Natural resources like coal, iron ore, and oil were the key productive assets that fueled the Industrial Revolution. Today, Data is the vital raw material of the information economy. And the explosive abundance of this digital asset, more than doubling every two years, is creating a new world of opportunity and challenge.

Data-ism: The Revolution Transforming Decision Making, Consumer Behavior, and Almost Everything Else by Steve Lohr (on sale March 10, HarperBusiness, ISBN 9780062226815, $29.99) is about this next phase, in which vast, Internet-scale data sets are used for discovery and prediction in virtually every field.
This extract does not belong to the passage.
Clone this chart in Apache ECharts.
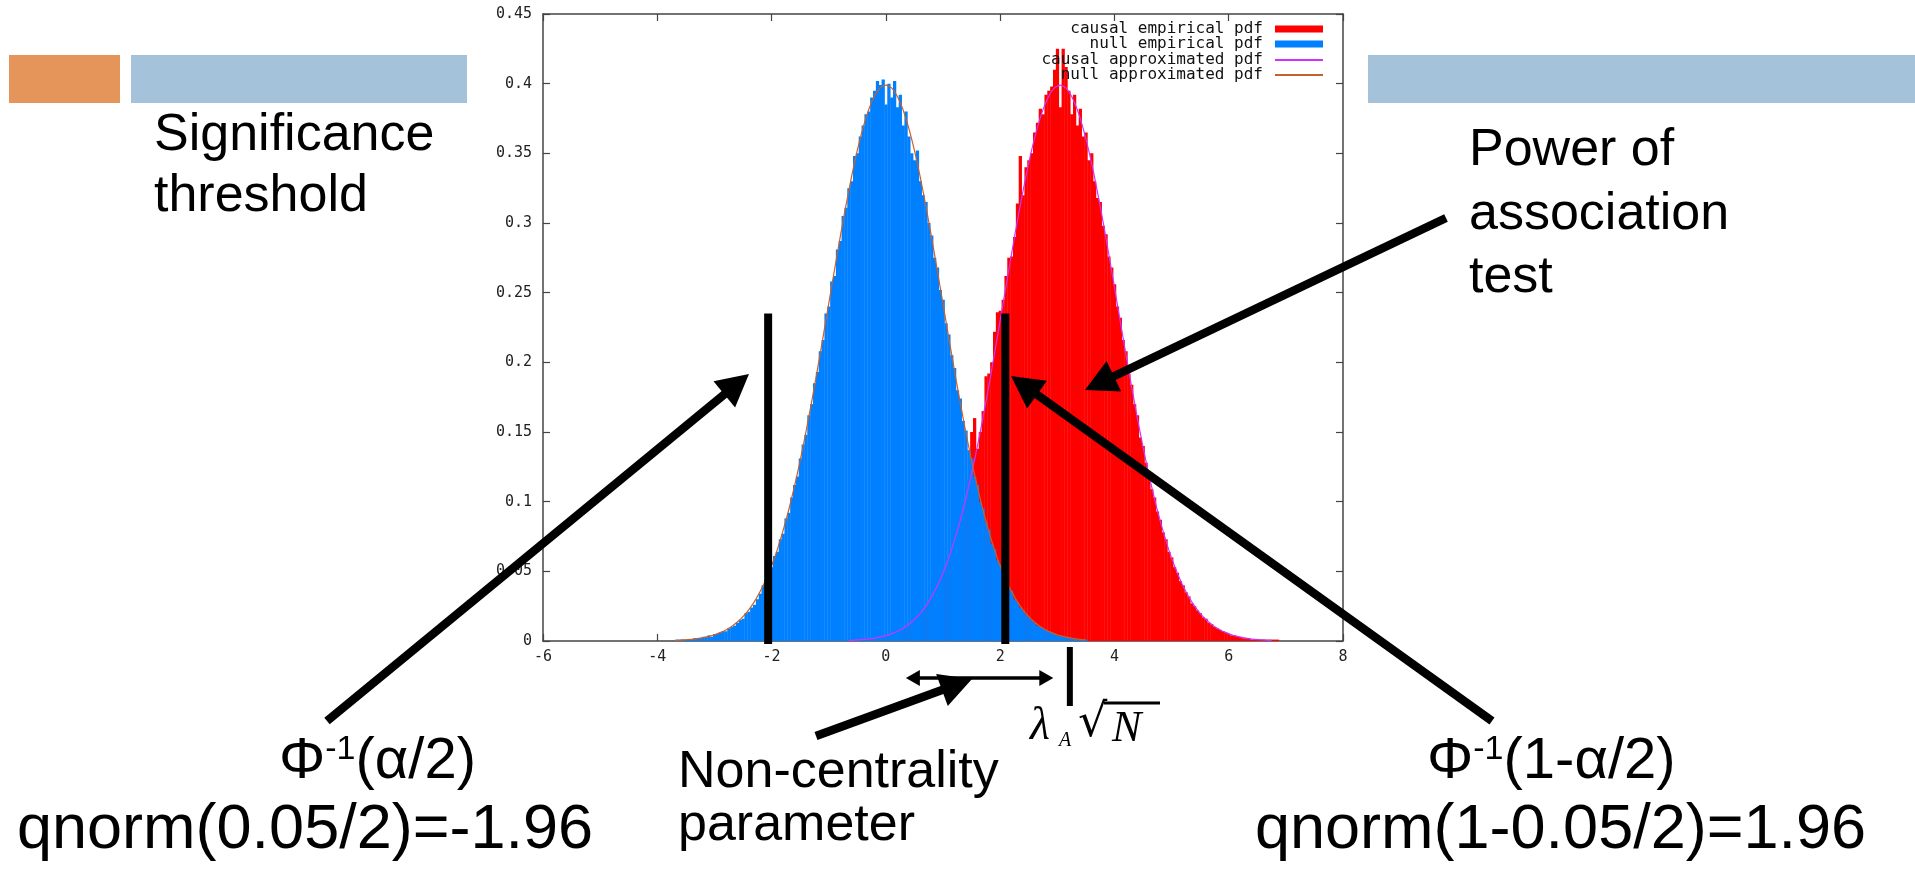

It is a journey across this emerging world with people, narrative examples, and insights. It shows that, if exploited, this new revolution will change the way decisions are made—relying more on data and analysis, and less on intuition and experience—and transform the nature of leadership and management. A technology reporter for The New York Times, Lohr chronicles the rise of Big Data, addressing cutting-edge business strategies and examining the dark side of a data-driven world.  

Lohr uses two groups of characters to explore how Big Data affects our lives. On one hand, there are lone scientists like Jeffrey Hammerbacher, recognized as the first data scientist at Facebook, now at Mount Sinai Hospital in New York City, exploring how Big Data can improve disease discovery and patient care. On the other hand, there are global institutions like IBM, with a staff of hundreds of data scientists investigating the use of big data in everything from medicine to transportation, climate change to agriculture. Data-ism explains how individuals and institutions will need to exploit, protect, and manage their data in order to stay competitive in the coming years.


ABOUT THE AUTHOR 

Steve Lohr reports on technology, business and economics for The New York Times. He was a foreign correspondent for a decade and served brief stints as an editor before covering technology starting in the early 1990's. In 2013, he was a member of the team that was awarded the Pulitzer Prize for explanatory reporting. He has written for magazines including The New York Times Magazine, The Atlantic Monthly, and The Washington Monthly. He is the author of a history of computer programming, Go To: The Story of the Math Majors, Bridge Players, Engineers, Chess Wizards, Maverick Scientists and Iconoclasts-The Programmers Who Created the Software Revolution. He lives in New York City.